Leeuwin Civil was selected to deliver the works due to its ability to deliver all elements to a tight and complex schedule; shared vision for the City’s Foreshore area; and cost-effective bid. Complex and carefully managed programming had to be adopted to ensure specific areas of works were completed and handed over in time to host a number of high profile events, including the world title round of Ironman; and the first visit by luxury cruise liner, Queen Mary II carrying 6,000 passengers. The team also had to manage daily movements of the Jetty Train, which had to moved 250m to and from its old shed, across site works, to the Jetty rail every day. This was a complex feat enabled by extremely well-managed programming. www.leeuwincivil.com.au

To enable the best possible outcome for the project, the Client had left some of the designs for the road construction and Jetty Way pedestrian link unfinalised. This presented both opportunities and challenges that had to be carefully managed through a flexible approach.

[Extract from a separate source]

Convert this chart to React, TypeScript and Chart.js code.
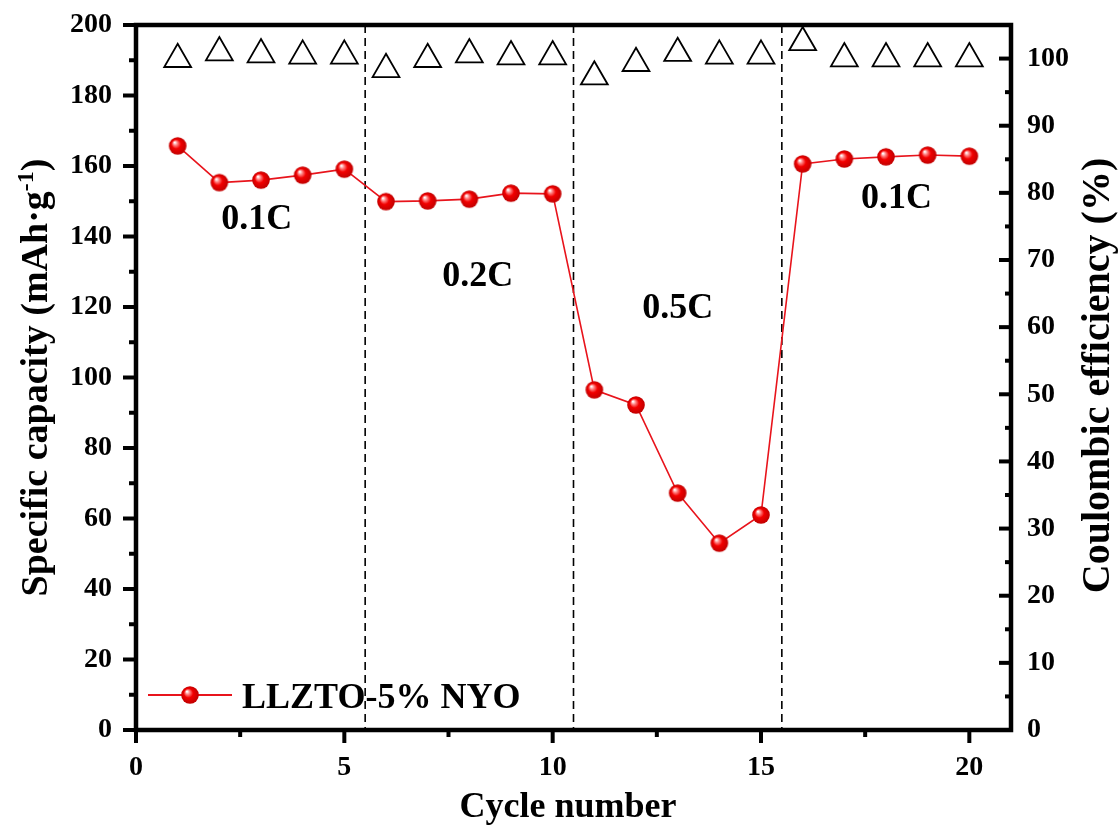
import React, { useEffect, useRef } from "react";
import { Chart, registerables } from "chart.js";

Chart.register(...registerables);

// ---- data ----
const cycles = [1, 2, 3, 4, 5, 6, 7, 8, 9, 10, 11, 12, 13, 14, 15, 16, 17, 18, 19, 20];
const capacity = [165.7, 155.3, 156.0, 157.4, 159.1, 149.9, 150.1, 150.6, 152.3, 152.1, 96.5, 92.2, 67.2, 53.0, 61.0, 160.6, 162.0, 162.6, 163.1, 162.8];
const efficiency = [99.9, 100.9, 100.6, 100.4, 100.4, 98.4, 99.9, 100.6, 100.3, 100.3, 97.3, 99.3, 100.8, 100.4, 100.4, 102.4, 100.0, 100.0, 100.0, 100.0];
const rateBoundaries = [5.5, 10.5, 15.5];
const rateLabels = ["0.1C", "0.2C", "0.5C", "0.1C"];
const rateLabelX = [2.9, 8.2, 13.0, 18.25];
const rateLabelY = [142, 126, 117, 148];
const seriesName = "LLZTO-5% NYO";
const xTitle = "Cycle number";
const yTitle = "Specific capacity (mAh·g";
const yTitleSup = "-1";
const y1Title = "Coulombic efficiency (%)";

const SERIF = '"Liberation Serif", "Times New Roman", serif';

function makeSphere(r: number): HTMLCanvasElement {
  const s = Math.ceil(r * 2 + 2);
  const c = document.createElement("canvas");
  c.width = s;
  c.height = s;
  const ctx = c.getContext("2d")!;
  const cx = s / 2;
  const cy = s / 2;
  const g = ctx.createRadialGradient(cx - r * 0.35, cy - r * 0.4, r * 0.05, cx, cy, r);
  g.addColorStop(0, "#ffffff");
  g.addColorStop(0.22, "#ff8080");
  g.addColorStop(0.5, "#f20000");
  g.addColorStop(1, "#c00000");
  ctx.fillStyle = g;
  ctx.beginPath();
  ctx.arc(cx, cy, r, 0, Math.PI * 2);
  ctx.fill();
  return c;
}

function fixBox(size: number, horizontal: boolean) {
  return (s: any) => {
    if (horizontal) s.height = size;
    else s.width = size;
    s.paddingTop = 0;
    s.paddingBottom = 0;
    s.paddingLeft = 0;
    s.paddingRight = 0;
  };
}

export default function App() {
  const ref = useRef<HTMLCanvasElement | null>(null);

  useEffect(() => {
    const canvas = ref.current;
    if (!canvas) return;
    const sphere = makeSphere(8.8);

    const framePlugin = {
      id: "frame",
      beforeDatasetsDraw(chart: any) {
        const { ctx, chartArea } = chart;
        const xs = chart.scales.x;
        ctx.save();
        ctx.strokeStyle = "#000";
        ctx.lineWidth = 1.6;
        ctx.setLineDash([8, 5]);
        rateBoundaries.forEach((b) => {
          const px = xs.getPixelForValue(b);
          ctx.beginPath();
          ctx.moveTo(px, chartArea.top);
          ctx.lineTo(px, chartArea.bottom);
          ctx.stroke();
        });
        ctx.restore();
      },
      afterDraw(chart: any) {
        const { ctx, chartArea } = chart;
        const { left, right, top, bottom } = chartArea;
        const xs = chart.scales.x;
        const ys = chart.scales.y;
        const y1s = chart.scales.y1;
        ctx.save();
        ctx.strokeStyle = "#000";
        ctx.lineWidth = 4;
        ctx.setLineDash([]);
        ctx.lineCap = "butt";
        for (let v = 0; v <= 200; v += 10) {
          const py = ys.getPixelForValue(v);
          const len = v % 20 === 0 ? 13 : 7;
          ctx.beginPath();
          ctx.moveTo(left - len, py);
          ctx.lineTo(left, py);
          ctx.stroke();
        }
        for (let v = 0; v <= 20; v += 2.5) {
          const px = xs.getPixelForValue(v);
          const len = v % 5 === 0 ? 13 : 7;
          ctx.beginPath();
          ctx.moveTo(px, bottom);
          ctx.lineTo(px, bottom + len);
          ctx.stroke();
        }
        for (let v = 0; v <= 100; v += 5) {
          const py = y1s.getPixelForValue(v);
          const len = v % 10 === 0 ? 12 : 6;
          ctx.beginPath();
          ctx.moveTo(right - len, py);
          ctx.lineTo(right, py);
          ctx.stroke();
        }
        ctx.lineWidth = 4.5;
        ctx.strokeRect(left, top, right - left, bottom - top);

        ctx.fillStyle = "#000";
        ctx.font = `bold 36px ${SERIF}`;
        ctx.textAlign = "center";
        ctx.textBaseline = "alphabetic";
        rateLabels.forEach((t, i) => {
          ctx.fillText(t, xs.getPixelForValue(rateLabelX[i]), ys.getPixelForValue(rateLabelY[i]));
        });

        ctx.strokeStyle = "#e8141c";
        ctx.lineWidth = 2;
        ctx.beginPath();
        ctx.moveTo(148, 695);
        ctx.lineTo(232, 695);
        ctx.stroke();
        ctx.drawImage(sphere, 190 - sphere.width / 2, 695 - sphere.height / 2);
        ctx.textAlign = "left";
        ctx.fillText(seriesName, 242, 708);

        ctx.textAlign = "center";
        ctx.font = `bold 36px ${SERIF}`;
        ctx.fillText(xTitle, 568, 817);

        ctx.save();
        ctx.translate(47, (top + bottom) / 2);
        ctx.rotate(-Math.PI / 2);
        ctx.textAlign = "left";
        const mainFont = `bold 38px ${SERIF}`;
        const supFont = `bold 24px ${SERIF}`;
        ctx.font = mainFont;
        const w1 = ctx.measureText(yTitle).width;
        const w3 = ctx.measureText(")").width;
        ctx.font = supFont;
        const w2 = ctx.measureText(yTitleSup).width;
        let x0 = -(w1 + w2 + w3) / 2;
        ctx.font = mainFont;
        ctx.fillText(yTitle, x0, 0);
        x0 += w1;
        ctx.font = supFont;
        ctx.fillText(yTitleSup, x0, -14);
        x0 += w2;
        ctx.font = mainFont;
        ctx.fillText(")", x0, 0);
        ctx.restore();

        ctx.save();
        ctx.translate(1109, (top + bottom) / 2 - 2);
        ctx.rotate(-Math.PI / 2);
        ctx.textAlign = "center";
        ctx.font = `bold 40px ${SERIF}`;
        ctx.fillText(y1Title, 0, 0);
        ctx.restore();

        ctx.restore();
      },
    };

    const tickFont = { family: SERIF, size: 28, weight: "bold" as const };

    const chart = new Chart(canvas, {
      type: "line",
      data: {
        labels: cycles,
        datasets: [
          {
            label: seriesName,
            data: cycles.map((c, i) => ({ x: c, y: capacity[i] })),
            yAxisID: "y",
            borderColor: "#e8141c",
            borderWidth: 1.6,
            pointStyle: sphere as any,
            pointRadius: 9,
            pointHoverRadius: 9,
            fill: false,
            tension: 0,
            order: 1,
          },
          {
            label: "Coulombic efficiency",
            data: cycles.map((c, i) => ({ x: c, y: efficiency[i] })),
            yAxisID: "y1",
            showLine: false,
            pointStyle: "triangle",
            pointRadius: 15.5,
            pointHoverRadius: 15.5,
            pointBorderColor: "#000",
            pointBackgroundColor: "rgba(0,0,0,0)",
            pointBorderWidth: 1.8,
            borderColor: "#000",
            backgroundColor: "rgba(0,0,0,0)",
            order: 2,
          },
        ],
      },
      options: {
        animation: false,
        responsive: false,
        devicePixelRatio: 1,
        layout: { padding: { top: 25, left: 0, right: 0, bottom: 0 } },
        plugins: {
          legend: { display: false },
          tooltip: { enabled: false },
        },
        scales: {
          x: {
            type: "linear",
            position: "bottom",
            min: 0,
            max: 21,
            afterFit: fixBox(95, true),
            grid: { display: false, drawTicks: false },
            border: { display: false },
            ticks: {
              stepSize: 5,
              includeBounds: false,
              padding: 21,
              color: "#000",
              font: tickFont,
              maxRotation: 0,
              autoSkip: false,
            },
          },
          y: {
            type: "linear",
            position: "left",
            min: 0,
            max: 200,
            afterFit: fixBox(136, false),
            grid: { display: false, drawTicks: false },
            border: { display: false },
            ticks: { stepSize: 20, padding: 24, color: "#000", font: tickFont },
          },
          y1: {
            type: "linear",
            position: "right",
            min: 0,
            max: 105,
            afterFit: fixBox(109, false),
            grid: { display: false, drawTicks: false },
            border: { display: false },
            ticks: { stepSize: 10, includeBounds: false, padding: 16, color: "#000", font: tickFont },
          },
        },
      },
      plugins: [framePlugin],
    });

    return () => chart.destroy();
  }, []);

  return (
    <div style={{ position: "fixed", left: 0, top: 0, width: 1120, height: 825, background: "#fff" }}>
      <canvas ref={ref} width={1120} height={825} style={{ display: "block" }} />
    </div>
  );
}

Ultimately, the approach was very successful, as this enabled Leeuwin to recommend multiple ongoing changes to the design that served to enhance the aesthetic appeal, ensure constructability and enable multiple complex aspects of the project to be delivered more efficiently.

Community & Stakeholder Engagement:

The team ensured early engagement with two local restaurants: The Goose; and The Equinox, in addition to the local tennis club which were all located within the site area. Ensuring best access to these establishments was a high priority to ensure they did not suffer as a consequence of the works, due to lack of access for patrons. This was managed by ensuring clear access, additional signage and the presence of the traffic controllers to ensure pedestrians could get around site easily. Leeuwin Civil also employed two dedicated traffic control personnel based at site to direct visitors around in a safe and welcoming manner.


Due to close proximity to the ocean, very careful attention was paid to containing all materials, especially run-off liquids when washing the exposed aggregate following sealing. Also, to ensure zero risk of run-off, the Project Team kept a close eye on weather forecasts, only sealing and washing down works during prevailing winds.

A local possum population, residing in a significant number of peppermint trees located on site, were carefully protected during underground installations using hand plunking and slinging to protect the root systems and keep the trees in place. This also ensured the local possums remained completely unaffected during works.